The Art Edit presents paintings, drawings and prints by William McCance (1894–1970) and his circle. McCance and his wife Agnes Miller Parker (1895-1980) moved to London in 1920 and were amongst the earliest Scots to adopt a Wyndham Lewis-inspired vorticism. Their mutual inclination towards line and pattern lent itself well to the graphic arts. Miller Parker was a talented wood engraver and illustrator, while McCance worked across painting, printmaking, design, sculpture, writing and typography.
In 1930 McCance became second Controller of the Gregynog Press, a significant private press in Montgomeryshire, Wales. The Press flourished under his stewardship, and he oversaw the production of several exquisite limited edition publications.
Gregynog was unique at the time in that publications were printed, typset, illustrated and bound under one roof. McCance and Miller Parker contributed designs and engravings, as did the artists Gertrude Hermes (1901–1983) and Blair Hughes Stanton (1902-1981), who was also employed at the Press in a directorial capacity. However, owing to fraught relations with the owners of the Press, McCance resigned after three years.
In 1933, having relocated to a converted windmill in Albrighton near Wolverhampton, he began to work on figurative red clay compositions which he fired at a local brickworks. Their curvature and solidity exhibit an affinity with the contemporary output of Henry Moore and Frank Dobson. These sculptures feature repeatedly throughout McCance’s still life paintings of the 1940s, and while McCance’s style had by this point changed substantially, his use of sculptural studio props endured.

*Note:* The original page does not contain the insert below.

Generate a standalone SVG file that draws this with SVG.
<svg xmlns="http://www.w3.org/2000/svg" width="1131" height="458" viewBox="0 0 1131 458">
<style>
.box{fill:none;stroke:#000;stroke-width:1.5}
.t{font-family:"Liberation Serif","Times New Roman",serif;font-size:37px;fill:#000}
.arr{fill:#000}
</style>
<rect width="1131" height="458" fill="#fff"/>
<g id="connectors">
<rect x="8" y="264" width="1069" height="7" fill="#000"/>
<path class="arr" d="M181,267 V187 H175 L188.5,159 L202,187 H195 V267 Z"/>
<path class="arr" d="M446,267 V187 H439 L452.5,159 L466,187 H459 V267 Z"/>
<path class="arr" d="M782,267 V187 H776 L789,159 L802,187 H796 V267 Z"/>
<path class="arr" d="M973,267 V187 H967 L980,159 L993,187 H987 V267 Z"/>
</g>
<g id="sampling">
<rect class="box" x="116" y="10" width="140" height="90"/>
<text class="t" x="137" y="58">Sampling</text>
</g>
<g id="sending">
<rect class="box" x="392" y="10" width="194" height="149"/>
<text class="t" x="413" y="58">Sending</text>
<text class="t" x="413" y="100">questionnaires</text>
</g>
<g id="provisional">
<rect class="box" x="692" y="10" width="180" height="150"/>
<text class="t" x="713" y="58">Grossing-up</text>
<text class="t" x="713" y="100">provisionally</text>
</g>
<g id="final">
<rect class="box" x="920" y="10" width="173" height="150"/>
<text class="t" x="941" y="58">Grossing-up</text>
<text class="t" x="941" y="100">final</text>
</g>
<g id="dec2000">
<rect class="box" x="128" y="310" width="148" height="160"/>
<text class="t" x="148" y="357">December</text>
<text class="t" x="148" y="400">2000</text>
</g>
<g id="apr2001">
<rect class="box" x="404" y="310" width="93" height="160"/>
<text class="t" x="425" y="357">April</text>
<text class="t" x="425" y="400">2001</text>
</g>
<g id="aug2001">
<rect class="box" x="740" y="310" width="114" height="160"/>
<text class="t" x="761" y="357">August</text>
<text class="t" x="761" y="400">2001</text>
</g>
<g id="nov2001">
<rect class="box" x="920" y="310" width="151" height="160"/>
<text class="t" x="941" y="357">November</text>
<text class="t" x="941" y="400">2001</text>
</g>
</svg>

By 1943 McCance was lecturer in Typography and Book Production at the University of Reading. The few works from this later period held in public collection indicate a preoccupation with the Venus of Laussel, the c.25,000 year old limestone figure of a female nude discovered in 1911 in a rock shelter in the Dordogne. McCance likely encountered the Venus during a visit to the region after the Second World War, and nude figures with smooth simplified curves inspired by the Venus recurred within his work hereon.
McCance parted ways with Miller Parker in 1955, and by 1960 he had retired to Scotland. He died in Ayrshire in 1970.